I've only encountered on one occasion: we were making cross-motions for summary judgment, and the judge wanted us to agree on a joint statement of undisputed material facts. But we couldn't really agree, and eventually the court gave in to my whining and agreed to let us do it the traditional way where each side submits its own.
I haven't looked at the docket, but I also understand where the parties are coming from. When I've had things like this come up, it's usually because the court has ordered the parties to submit stipulations of fact by a certain date.
One party sends its proposal a day or two before the due date. The other party doesn't respond until a few hours before the deadline. Then maybe there's another round of edits. Ultimately, at 4:30, one side is waiting for the other. The proactive party, fearful of being sanctioned, submits what that party thinks will be the stipulations. Then the other party finally wakes up and submits redlines.
How's a court supposed to deal with that? Impose a schedule of initial filings on the parties?
Exactly right, Loki.
Especially that Plaintiffs had quite some chutzpah. Particularly as they are the plaintiffs...

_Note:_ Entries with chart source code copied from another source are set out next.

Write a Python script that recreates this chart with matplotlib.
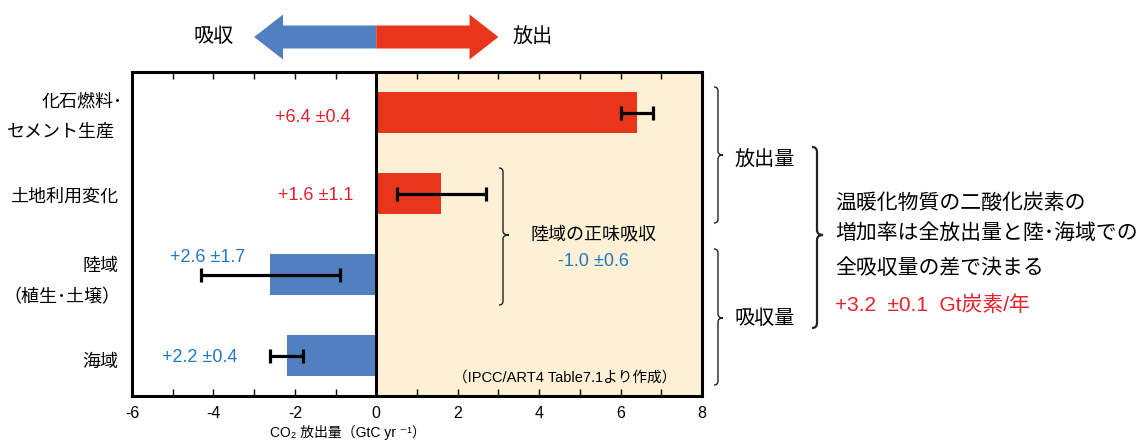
import matplotlib
matplotlib.use("Agg")
import matplotlib.pyplot as plt
from matplotlib.patches import Polygon, PathPatch
from matplotlib.path import Path
from matplotlib import transforms
from matplotlib.ticker import MultipleLocator

plt.rcParams['font.family'] = ['Liberation Sans', 'Noto Sans CJK JP', 'DejaVu Sans']
plt.rcParams['axes.unicode_minus'] = False

# ---- data (GtC / yr) ----
categories = ["化石燃料･\nセメント生産", "土地利用変化", "陸域\n（植生･土壌）", "海域"]
flux = [6.4, 1.6, -2.6, -2.2]          # + emission, - uptake
uncertainty = [0.4, 1.1, 1.7, 0.4]
net_land = -1.0
net_land_err = 0.6
growth = 3.2
growth_err = 0.1
xticks = [-6, -4, -2, 0, 2, 4, 6, 8]

RED = "#E8361C"
BLUE = "#5080C0"
BEIGE = "#FDF0D5"
TXT_RED = "#E8202A"
TXT_BLUE = "#1F78C8"

W, H = 1138, 441
fig = plt.figure(figsize=(W / 100, H / 100), dpi=100)


def fx(x):
    return x / W


def fy(y):
    return 1 - y / H


ax = fig.add_axes([fx(132), fy(396), (702 - 132) / W, (396 - 72) / H])
ax.set_xlim(-6, 8)
ax.set_ylim(3.5, -0.5)
ax.axvspan(0, 8, color=BEIGE, zorder=0, lw=0)

pos = list(range(len(categories)))
colors = [RED if v > 0 else BLUE for v in flux]
ax.barh(pos, flux, height=0.5, color=colors, zorder=2,
        xerr=uncertainty,
        error_kw=dict(ecolor="black", elinewidth=2.3, capsize=4.7, capthick=2.3, zorder=3))
ax.axvline(0, color="black", lw=2.2, zorder=4)

for s in ax.spines.values():
    s.set_linewidth(2.2)
    s.set_zorder(5)

ax.set_xticks(xticks)
ax.set_xticklabels([str(t) for t in xticks])
ax.xaxis.set_minor_locator(MultipleLocator(1))
ax.tick_params(axis="x", which="both", direction="in", top=True, length=5, width=1,
               labelsize=11.5, pad=7)
ax.set_yticks([])

# category labels on the left (one text per line, right-aligned)
label_px = [[(123, 102), (115, 132)],
            [(118, 197)],
            [(118, 267), (120, 298)],
            [(118, 362)]]
for name, places in zip(categories, label_px):
    for s, (x, y) in zip(name.split("\n"), places):
        fig.text(fx(x), fy(y), s, ha="right", va="center", fontsize=13)

# value labels
val_px = [(313, 117), (316, 196), (208, 257), (200, 357)]
for v, e, (x, y) in zip(flux, uncertainty, val_px):
    fig.text(fx(x), fy(y), f"+{abs(v):.1f} ±{e:.1f}", ha="center", va="center",
             fontsize=13, color=TXT_RED if v > 0 else TXT_BLUE)

# x axis title
fig.text(fx(348), fy(432), "CO₂ 放出量（GtC yr ⁻¹）", ha="center", va="center", fontsize=10)

# direction arrows above the axes
bt = transforms.blended_transform_factory(ax.transData, fig.transFigure)
cy, sh, hh, hl = 37, 11.5, 22.5, 0.71
for tip, col in [(-3.0, BLUE), (3.0, RED)]:
    b = tip - hl if tip > 0 else tip + hl
    pts = [(0, cy - sh), (b, cy - sh), (b, cy - hh), (tip, cy), (b, cy + hh), (b, cy + sh), (0, cy + sh)]
    poly = Polygon([(x, fy(y)) for x, y in pts], closed=True, facecolor=col, edgecolor="none",
                   transform=bt, clip_on=False)
    fig.add_artist(poly)
fig.text(fx(214), fy(37), "吸収", ha="center", va="center", fontsize=14.5)
fig.text(fx(533), fy(37), "放出", ha="center", va="center", fontsize=14.5)


def brace(x, y0, y1, ym, tip=5, r=4, lw=1.0):
    verts = [(x - r, y0), (x, y0), (x, y0 + r), (x, ym - r), (x, ym), (x + tip, ym),
             (x, ym), (x, ym + r), (x, y1 - r), (x, y1), (x - r, y1)]
    codes = [Path.MOVETO, Path.CURVE3, Path.CURVE3, Path.LINETO, Path.CURVE3, Path.CURVE3,
             Path.CURVE3, Path.CURVE3, Path.LINETO, Path.CURVE3, Path.CURVE3]
    p = Path([(fx(a), fy(b)) for a, b in verts], codes)
    fig.add_artist(PathPatch(p, facecolor="none", edgecolor="#222222", lw=lw,
                             transform=fig.transFigure, clip_on=False))


brace(503, 168, 305, 235, tip=6)
brace(718, 87, 223, 155)
brace(718, 249, 385, 318)
brace(817, 147, 328, 235, tip=6, r=5, lw=1.6)

fig.text(fx(593), fy(235), "陸域の正味吸収", ha="center", va="center", fontsize=13)
fig.text(fx(593), fy(262), f"{net_land:.1f} ±{net_land_err:.1f}", ha="center", va="center",
         fontsize=13, color=TXT_BLUE)
fig.text(fx(453), fy(378), "（IPCC/ART4 Table7.1より作成）", ha="left", va="center", fontsize=10.5)

fig.text(fx(735), fy(160), "放出量", ha="left", va="center", fontsize=14.5)
fig.text(fx(735), fy(318), "吸収量", ha="left", va="center", fontsize=14.5)
fig.text(fx(835), fy(203), "温暖化物質の二酸化炭素の", ha="left", va="center", fontsize=15)
fig.text(fx(835), fy(233), "増加率は全放出量と陸･海域での", ha="left", va="center", fontsize=15)
fig.text(fx(835), fy(268), "全吸収量の差で決まる", ha="left", va="center", fontsize=15)
fig.text(fx(835), fy(305), f"+{growth:.1f}  ±{growth_err:.1f}  Gt炭素/年", ha="left", va="center",
         fontsize=15, color=TXT_RED)

fig.savefig("out.png", dpi=100)
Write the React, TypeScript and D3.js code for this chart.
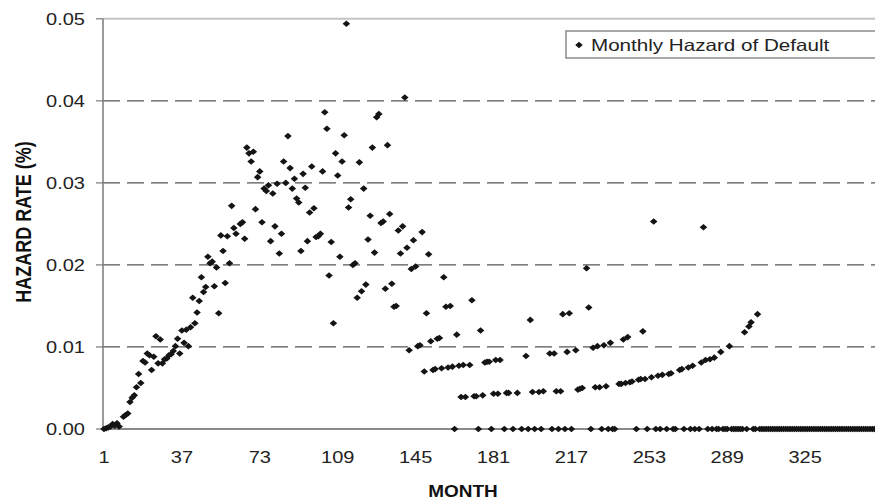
import React from 'react';
import * as d3 from 'd3';

// Month index of each observation
const months = [
  1, 2, 3, 4, 5, 6, 7, 8, 10, 11, 12, 13, 14, 15, 16, 17, 18, 19, 20,
  21, 22, 23, 24, 25, 26, 27, 28, 29, 30, 31, 32, 33, 34, 35, 36, 37, 38, 39, 40,
  41, 42, 43, 44, 45, 46, 47, 48, 49, 50, 51, 52, 53, 54, 55, 56, 57, 58, 59, 60,
  61, 62, 64, 65, 66, 67, 68, 69, 70, 71, 72, 73, 74, 75, 76, 77, 78, 79, 80,
  81, 82, 83, 84, 85, 86, 87, 88, 89, 90, 91, 92, 93, 94, 95, 96, 97, 98, 99, 100,
  101, 102, 103, 104, 105, 106, 107, 108, 109, 110, 111, 112, 113, 114, 115, 116, 117, 118, 119, 120,
  121, 122, 123, 124, 125, 126, 127, 128, 129, 130, 131, 132, 133, 134, 135, 136, 137, 138, 139, 140,
  141, 142, 143, 144, 145, 146, 147, 148, 149, 150, 151, 152, 153, 154, 155, 156, 157, 158, 159, 160,
  161, 162, 163, 164, 165, 166, 167, 168, 170, 171, 172, 173, 174, 175, 176, 177, 178, 179, 180,
  181, 182, 183, 184, 186, 187, 188, 190, 192, 194, 196, 197, 198, 199, 200,
  202, 203, 204, 207, 208, 209, 210, 211, 212, 213, 214, 215, 216, 217, 219, 220,
  221, 222, 224, 225, 226, 227, 228, 229, 230, 231, 232, 233, 234, 235, 236, 237, 239, 240,
  241, 242, 243, 244, 245, 247, 248, 249, 250, 251, 252, 254, 255, 256, 257, 258, 259,
  261, 262, 263, 264, 265, 267, 268, 269, 271, 272, 273, 274, 276, 277, 278, 279, 280,
  281, 282, 283, 284, 285, 286, 287, 288, 289, 290, 291, 292, 293, 294, 295, 296, 297, 298, 299, 300,
  301, 302, 303, 304, 305, 306, 307, 308, 309, 310, 311, 312, 313, 314, 315, 316, 317, 318, 319, 320,
  321, 322, 323, 324, 325, 326, 327, 328, 329, 330, 331, 332, 333, 334, 335, 336, 337, 338, 339, 340,
  341, 342, 343, 344, 345, 346, 347, 348, 349, 350, 351, 352, 353, 354, 355, 356, 357, 358, 359, 360,
];

// Monthly hazard of default (%), one value per entry of `months`
const hazard = [
  0, 0.0001, 0.0002, 0.0003, 0.0006, 0.0004, 0.0007, 0.0003, 0.0015, 0.0017, 0.0019, 0.0033, 0.0038, 0.0041, 0.0051, 0.0067, 0.0056, 0.0083, 0.0081,
  0.0092, 0.0090, 0.0072, 0.0088, 0.0113, 0.0080, 0.0109, 0.0080, 0.0085, 0.0086, 0.0090, 0.0091, 0.0095, 0.0101, 0.0110, 0.0092, 0.0120, 0.0105, 0.0121, 0.0101,
  0.0124, 0.0160, 0.0129, 0.0142, 0.0156, 0.0185, 0.0167, 0.0173, 0.0210, 0.0202, 0.0204, 0.0174, 0.0197, 0.0141, 0.0236, 0.0217, 0.0178, 0.0235, 0.0202, 0.0272,
  0.0245, 0.0238, 0.0250, 0.0252, 0.0232, 0.0343, 0.0336, 0.0326, 0.0338, 0.0268, 0.0307, 0.0314, 0.0252, 0.0293, 0.0290, 0.0297, 0.0229, 0.0287, 0.0247,
  0.0299, 0.0214, 0.0238, 0.0326, 0.0300, 0.0357, 0.0318, 0.0293, 0.0305, 0.0281, 0.0276, 0.0217, 0.0311, 0.0294, 0.0229, 0.0264, 0.0320, 0.0269, 0.0234, 0.0235,
  0.0238, 0.0314, 0.0386, 0.0366, 0.0187, 0.0228, 0.0129, 0.0336, 0.0309, 0.0210, 0.0326, 0.0358, 0.0494, 0.0270, 0.0280, 0.0200, 0.0202, 0.0160, 0.0325, 0.0168,
  0.0293, 0.0176, 0.0231, 0.0260, 0.0343, 0.0215, 0.0380, 0.0384, 0.0251, 0.0253, 0.0171, 0.0346, 0.0262, 0.0177, 0.0149, 0.0150, 0.0242, 0.0214, 0.0247, 0.0404,
  0.0221, 0.0096, 0.0195, 0.0230, 0.0198, 0.0101, 0.0102, 0.0240, 0.0070, 0.0141, 0.0213, 0.0107, 0.0072, 0.0073, 0.0110, 0.0111, 0.0074, 0.0185, 0.0149, 0.0075,
  0.0150, 0.0076, 0, 0.0115, 0.0077, 0.0039, 0.0078, 0.0039, 0.0078, 0.0157, 0.0040, 0.0040, 0, 0.0120, 0.0041, 0.0081, 0.0082, 0.0082, 0,
  0.0043, 0.0084, 0.0043, 0.0084, 0, 0.0044, 0.0044, 0, 0.0044, 0, 0.0089, 0, 0.0133, 0.0045, 0,
  0.0045, 0, 0.0046, 0.0092, 0, 0.0092, 0.0046, 0, 0.0046, 0.0140, 0, 0.0094, 0.0141, 0, 0.0096, 0.0048,
  0.0049, 0.0050, 0.0196, 0.0148, 0, 0.0099, 0.0051, 0.0101, 0.0051, 0, 0.0102, 0.0052, 0, 0.0105, 0, 0, 0.0055, 0.0055,
  0.0109, 0.0056, 0.0112, 0.0057, 0.0058, 0, 0.0060, 0.0061, 0.0119, 0.0061, 0, 0.0063, 0.0253, 0, 0.0065, 0, 0.0066,
  0, 0.0067, 0.0068, 0, 0, 0.0072, 0.0073, 0, 0.0075, 0, 0.0077, 0, 0, 0.0081, 0.0246, 0.0084, 0,
  0.0085, 0, 0.0087, 0, 0, 0.0094, 0, 0, 0, 0.0101, 0, 0, 0, 0, 0, 0, 0.0118, 0, 0.0125, 0.0130,
  0, 0, 0.0140, 0, 0, 0, 0, 0, 0, 0, 0, 0, 0, 0, 0, 0, 0, 0, 0, 0,
  0, 0, 0, 0, 0, 0, 0, 0, 0, 0, 0, 0, 0, 0, 0, 0, 0, 0, 0, 0,
  0, 0, 0, 0, 0, 0, 0, 0, 0, 0, 0, 0, 0, 0, 0, 0, 0, 0, 0, 0,
];

const xTickLabels = [1, 37, 73, 109, 145, 181, 217, 253, 289, 325];
const yTickValues = [0, 0.01, 0.02, 0.03, 0.04, 0.05];
const gridValues = [0.01, 0.02, 0.03, 0.04];
const seriesName = 'Monthly Hazard of Default';
const xTitle = 'MONTH';
const yTitle = 'HAZARD RATE (%)';

const W = 875;
const H = 504;
const FONT = '"Liberation Sans", Arial, Helvetica, sans-serif';
const SX = 1.25; // horizontal stretch of the original raster

const diamondType = {
  draw(ctx: any, size: number) {
    const r = Math.sqrt(size) * 0.62;
    ctx.moveTo(0, -r);
    ctx.lineTo(r * 1.15, 0);
    ctx.lineTo(0, r);
    ctx.lineTo(-r * 1.15, 0);
    ctx.closePath();
  },
};

export default function App() {
  const x = d3.scaleLinear().domain([1, 360]).range([104, 880.9]);
  const y = d3.scaleLinear().domain([0, 0.05]).range([429, 18.8]);
  const diamond = d3.symbol(diamondType as any, 28)() as string;
  const fmt = d3.format('.2f');
  const points = months.map((m, i) => ({ m, v: hazard[i] }));
  const x0 = 103;
  const xEnd = W;

  return (
    <svg
      width={W}
      height={H}
      viewBox={`0 0 ${W} ${H}`}
      style={{ position: 'absolute', left: 0, top: 0, display: 'block', background: '#fff' }}
      fontFamily={FONT}
    >
      <rect x={0} y={0} width={W} height={H} fill="#fff" />
      {/* dashed gridlines */}
      {gridValues.map((g) => (
        <line
          key={g}
          x1={x0}
          x2={xEnd}
          y1={y(g)}
          y2={y(g)}
          stroke="#555"
          strokeWidth={1.2}
          strokeDasharray="17,7"
        />
      ))}
      {/* top border */}
      <line x1={x0} x2={xEnd} y1={y(0.05)} y2={y(0.05)} stroke="#c4c4c4" strokeWidth={2} />
      {/* y axis */}
      <line x1={x0} x2={x0} y1={y(0.05)} y2={y(0) + 1} stroke="#7a7a7a" strokeWidth={1.5} />
      {/* x axis */}
      <line x1={x0} x2={xEnd} y1={y(0)} y2={y(0)} stroke="#8a8a8a" strokeWidth={2} />
      {/* y ticks and labels */}
      {yTickValues.map((t) => (
        <g key={t}>
          <line x1={96} x2={x0} y1={y(t)} y2={y(t)} stroke="#7a7a7a" strokeWidth={1.2} />
          <text
            transform={`translate(85,${y(t) + 6}) scale(${SX},1)`}
            textAnchor="end"
            fontSize={16}
            fill="#222"
          >
            {fmt(t)}
          </text>
        </g>
      ))}
      {/* x tick labels */}
      {xTickLabels.map((t) => (
        <text
          key={t}
          transform={`translate(${x(t)},463) scale(${SX},1)`}
          textAnchor="middle"
          fontSize={16}
          fill="#222"
        >
          {t}
        </text>
      ))}
      {/* points */}
      <g fill="#141414">
        {points.map((p, i) => (
          <path key={i} d={diamond} transform={`translate(${x(p.m)},${y(p.v)})`} />
        ))}
      </g>
      {/* axis titles */}
      <text
        transform={`translate(463,497) scale(1.15,1)`}
        textAnchor="middle"
        fontSize={16.5}
        fontWeight="bold"
        fill="#111"
      >
        {xTitle}
      </text>
      <text
        transform={`translate(31,222) scale(${SX},1) rotate(-90)`}
        textAnchor="middle"
        fontSize={18}
        fontWeight="bold"
        fill="#111"
      >
        {yTitle}
      </text>
      {/* legend */}
      <rect x={566} y={31} width={330} height={27} fill="#fff" stroke="#7a7a7a" strokeWidth={1.3} />
      <path d={diamond} transform="translate(579,45)" fill="#141414" />
      <text transform={`translate(591,50.5) scale(${SX},1)`} fontSize={16.5} fill="#222">
        {seriesName}
      </text>
    </svg>
  );
}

There's a difference between "We're supposed to submit a joint status letter by today but defendants won't cooperate, so here's the document as we prepared it," (reasonable) and "Here are some stipulations that the parties haven't agreed to." (Not.) If the parties haven't agreed, then by definition there simply aren't any stipulations. You can think the other side is a jerk for refusing to stipulate to a particular fact, but you can't force them to stipulate.
I've routinely seen it happen in preparing a JPTO. I've been on both sides of the issue; sometimes I'll take something that's undisputed — perhaps my adversary admitted it in his answer, or in response to requests for admission — and put it in the draft stipulations of fact section, and he'll still say that he won't stipulate to it. Shrug. What are you going to do?
Other times my adversary will propose as a stipulation of law something that I don't think is accurate or applicable, and I'll refuse to stipulate to it, and he'll get mad. (I once had a guy agree to ~ 30 proposed stipulations of mine, and added 10 more of his own. I accepted 7 or 8 of them but wouldn't agree to the last few, and out of spite, he said, "Fine, then I'm not agreeing to any of yours.")
Perhaps the parties should indicate their inability to agree on facts by stipulating that the plaintiff did file the complaint in this court. It's at least arguably relevant....
But don;t both parties have a first amendment right to express their own stipulations?
/sarcasm
I blame the court. If there's a rule requiring an opposing party to identify those statements of material fact with which they agree (and citing evidence to refute the ones with which they disagree) by a certain period of time, then plaintiff here apparently failed to do so and the defendants' stipulated facts should be deemed admitted. If there's not such a rule, there should be. See Local Rules of the Southern and Eastern Districts of New York, Rule 56.1.
Two seconds with google shows that the M.D. Fla. (where this Court is located) does not have such a local rule.
You can't blame the Court for not applying local rules that don't exist.
Of course, the court’s order that the parties file a single stipulation of material facts kind of contradicts his snippiness. What if they don’t agree on any? Are they violating his order?
?
Agreeing on stipulated facts is done in all forms of litigation. You just ... do it.
If you don't agree on any, then you've never litigated a case before, and you're going to get a lot more than a "snippy" order.